Puis, offrir un grand moment de partage à tout le monde :

– à Mikkey, le batteur-bûcheron, à qui on offre le plus grand moment du concert, lui qui réveille tout le public par deux solos de batterie dans un monde où chanteurs et guitaristes relèguent trop souvent les autres au rang de faire-valoir

– aux spectateurs néophytes : ceux qui sont là car  ils voulaient voir d’autres groupes dans le festival, ou encore ceux qui ne connaissaient que Ace of Spades… Eux pensaient que le concert était fini et ont finalement le droit à un deuxième service de dessert !

– aux fans purs et durs : ceux qui sont aux premiers rangs du pogo, qui ne retrouveront jamais le porte-feuilles qu’ils y ont sûrement laissé tomber depuis des heures, qui ont mal de partout et le cœur qui bat à 200, le T-Shirt tellement trempé de sueur que c’en est une deuxième peau… Eux ont le droit à trois minutes d’extase supplémentaire.
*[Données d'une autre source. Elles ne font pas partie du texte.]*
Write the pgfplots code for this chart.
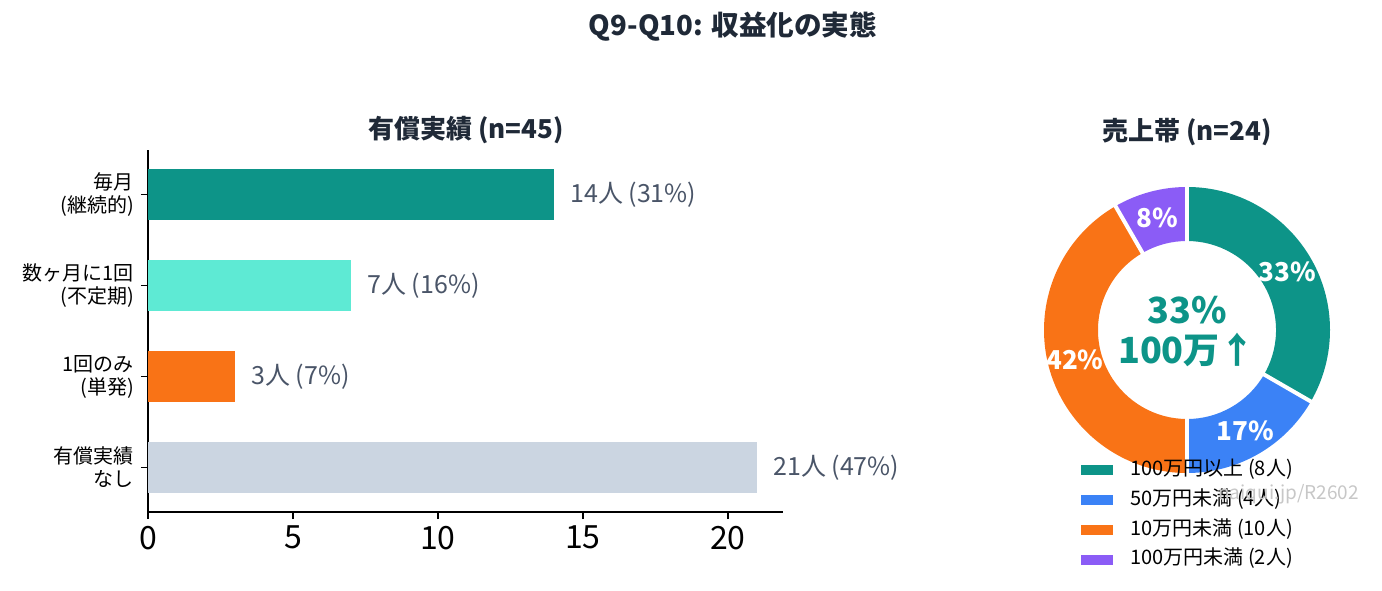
\documentclass[border=0pt]{standalone}
\usepackage{fontspec}
\setmainfont{Noto Sans CJK JP}
\usepackage{pgfplots}
\pgfplotsset{compat=1.18}

\definecolor{cTeal}{HTML}{0D9488}
\definecolor{cLtTeal}{HTML}{5EEAD4}
\definecolor{cOrange}{HTML}{F97316}
\definecolor{cGray}{HTML}{CBD5E1}
\definecolor{cBlue}{HTML}{3B82F6}
\definecolor{cPurple}{HTML}{8B5CF6}
\definecolor{cTitle}{HTML}{1F2937}
\definecolor{cVal}{HTML}{4A5568}

% donut data: counts out of 24, slices clockwise from the top
\def\nA{8}\def\nB{4}\def\nC{10}\def\nD{2}\def\nT{24}
\pgfmathsetmacro\aA{90}
\pgfmathsetmacro\aB{\aA-360*\nA/\nT}
\pgfmathsetmacro\aC{\aB-360*\nB/\nT}
\pgfmathsetmacro\aD{\aC-360*\nC/\nT}
\pgfmathsetmacro\aE{\aD-360*\nD/\nT}
\def\rOut{71.5}\def\rIn{44.5}

% donutslice{start}{end}{colour}{label}
\newcommand\donutslice[4]{%
  \fill[#3] (axis cs:{\rOut*cos(#1)},{\rOut*sin(#1)})
    arc[start angle=#1, end angle=#2, radius=\rOut pt]
    -- (axis cs:{\rIn*cos(#2)},{\rIn*sin(#2)})
    arc[start angle=#2, end angle=#1, radius=\rIn pt] -- cycle;
  \node[text=white, font=\bfseries\fontsize{13}{13}\selectfont]
    at (axis cs:{58*cos((#1+#2)/2)},{58*sin((#1+#2)/2)}) {#4};
}
\newcommand\donutgap[1]{%
  \draw[white, line width=2pt] (axis cs:{(\rIn-1)*cos(#1)},{(\rIn-1)*sin(#1)})
    -- (axis cs:{(\rOut+1)*cos(#1)},{(\rOut+1)*sin(#1)});
}

\begin{document}
\begin{tikzpicture}
\path[use as bounding box] (-74pt,-39pt) rectangle (617pt,256pt);

% main title and panel titles
\node[font=\bfseries\fontsize{13.8}{13.8}\selectfont, text=cTitle] at (292.5pt,242.5pt) {Q9-Q10: 収益化の実態};
\node[font=\bfseries\fontsize{13}{13}\selectfont, text=cTitle] at (159pt,191pt) {有償実績 (n=45)};
\node[font=\bfseries\fontsize{13}{13}\selectfont, text=cTitle] at (519.5pt,190pt) {売上帯 (n=24)};

\begin{axis}[
    at={(0,0)}, anchor=south west,
    scale only axis,
    width=317.5pt, height=181pt,
    xbar, bar shift=0pt, bar width=0.57,
    xmin=0, xmax=21.9,
    ymin=-0.49, ymax=3.49,
    axis lines=left,
    axis line style={-, line width=0.75pt},
    tick align=outside,
    major tick length=3.5pt,
    tick style={line width=0.75pt, black},
    xtick={0,5,10,15,20},
    ytick={0,1,2,3},
    yticklabels={{有償実績\\なし},{1回のみ\\(単発)},{数ヶ月に1回\\(不定期)},{毎月\\(継続的)}},
    yticklabel style={align=right, font=\fontsize{10}{11.5}\selectfont},
    xticklabel style={font=\fontsize{16}{16}\selectfont},
    /pgf/number format/assume math mode=true,
    point meta=explicit symbolic,
    nodes near coords,
    nodes near coords style={anchor=west, inner sep=0pt, xshift=8pt,
        font=\fontsize{12.5}{12.5}\selectfont, text=cVal},
]
\addplot[fill=cTeal, draw=none] coordinates {(14,3) [14人 (31\%)]};
\addplot[fill=cLtTeal, draw=none] coordinates {(7,2) [7人 (16\%)]};
\addplot[fill=cOrange, draw=none] coordinates {(3,1) [3人 (7\%)]};
\addplot[fill=cGray, draw=none] coordinates {(21,0) [21人 (47\%)]};
\end{axis}

\begin{axis}[
    at={(519.5pt,91pt)}, anchor=center,
    scale only axis,
    width=150pt, height=150pt,
    xmin=-75, xmax=75, ymin=-75, ymax=75,
    hide axis, clip=false,
    legend image code/.code={\fill[#1, draw=none] (0pt,-2.5pt) rectangle (16pt,2.5pt);},
    legend cell align=left,
    legend style={at={(axis cs:-53,-65.5)}, anchor=north west, draw=none, fill=none,
        inner sep=0pt, row sep=5.9pt,
        font=\fontsize{10}{11}\selectfont,
        nodes={inner sep=0pt, text height=7pt, text depth=2pt},
        /tikz/every odd column/.style={column sep=8.5pt}},
]
\donutslice{\aA}{\aB}{cTeal}{33\%}
\donutslice{\aB}{\aC}{cBlue}{17\%}
\donutslice{\aC}{\aD}{cOrange}{42\%}
\donutslice{\aD}{\aE}{cPurple}{8\%}
\donutgap{\aA}\donutgap{\aB}\donutgap{\aC}\donutgap{\aD}
\node[text=cTeal, font=\bfseries\fontsize{18}{18}\selectfont] at (axis cs:0,10) {33\%};
\node[text=cTeal, font=\bfseries\fontsize{18}{18}\selectfont] at (axis cs:0,-10) {100万↑};
\addlegendimage{fill=cTeal}
\addlegendentry{100万円以上 (8人)}
\addlegendimage{fill=cBlue}
\addlegendentry{50万円未満 (4人)}
\addlegendimage{fill=cOrange}
\addlegendentry{10万円未満 (10人)}
\addlegendimage{fill=cPurple}
\addlegendentry{100万円未満 (2人)}
\end{axis}

% faint watermark
\node[anchor=east, text=black!22, font=\fontsize{9.5}{9.5}\selectfont] at (609pt,9pt) {naiqui.jp/R2602};
\end{tikzpicture}
\end{document}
Une manière de leur dire « ces trois minutes sont à vous, rentrez-vous encore les uns dans les autres avec le peu de force qu’il vous reste ».

Et à la fin de cette symphonie mélancolique, ce sont 5, 10 ou même 20 000 nounours tatoués, percés, tous vêtus de noirs qui se tombent dans les bras puis s’évaporent dans la nature (traînant les blessés derrière eux), simplement heureux d’avoir partagé la nuit.

Cédric Junillon

Future Breed Machine – Meshuggah

Je ne vous laisserai pas dire que cette chanson est le produit de bovins poilus qui tiennent la tronçonneuse par la lame, tant cette œuvre magistrale a fait bouillir les petites parties encore fonctionnelles de mon cerveau adolescent.

Meshuggah, enclume suédoise coulée en 1989, a donné au monde cet album « Destroy Erase Improve » en 1994. Quand tu bouffes du Korn, du Machine Head ou du Sepultura jusqu’à la nausée, que tu tombes sur ce disque venu en drakkar depuis Umeå chez un disquaire aussi sombre que le fond de la cellule de Charles Bronson, que tu écoutes la première chanson, tu te dis que tout ce qui est rond va devenir carré, que Satan n’est qu’un benett, et qu’un tyrannosaure s’accompagne très bien d’une sauce au diesel dans le cadre d’un pique-nique ou d’un « team building » au Pôle Sud.

La chanson commence poétiquement par un son de train. Imaginez-vous ce petit papillon de nuit attiré par le phare de la locomotive se rapprochant à 300 km/h. Et là. En pleine poire qu’il se le prend. Une intro franche. Des riffs déstructurés et mathématiques, qui font passer Wagner pour un musicien de Schlager. Comme si la chevauchée des Walkyries n’était qu’un défilé de petits poneys devisant devant une tasse de thé avec des bisounours sous LSD.

S’ensuit une succession de phrases tronçonnant et martelant, avec un troll éructant des propos dont je n’ai jamais pris la peine de lire la traduction. N’avez vous jamais fait ce rêve, vous êtes nus, seuls la nuit dans un magasin de meubles, une armée de vikings chevelus habillés en bleu vous assaille et vous maltraite avec de gigantesques vis et des plans écrits en suédois. Vous l’entendez cette chanson en musique de fond?

Et puis ça se calme un tantinet… Quelques petits arpèges pour nous rappeler que la Suède accueille volontiers des touristes cannibales. On pardonnera au guitariste le son de guitare le plus dégueulasse de l’histoire, tant la suite et la fin de la chanson démontre aux plus perplexes qu’on peut résoudre une équation à 36 inconnues en prenant un bain de strontium en fusion.

Ces mecs transforment un baobab en cure-dents rien qu’en le dévisageant. Ils démontent des meubles déjà démontés. Ces mecs ont prouvé au monde qu’on pouvait jouer sur un marteau à 8 cordes de la grosseur de câbles de télécabine. C’est eux qui ont inventé le concept de boulettes de cailloux (d’autres ont adapté la recette avec de la viande d’origine suspecte).

Cette chanson a changé ma vie ainsi que la physionomie de ma colonne vertébrale, tant j’ai pu hocher violemment la tête sur ce déluge de troncs d’arbre. Je vous encourage donc de prendre un bon chez l’osthéo avant d’écouter ça, très fort de préférence.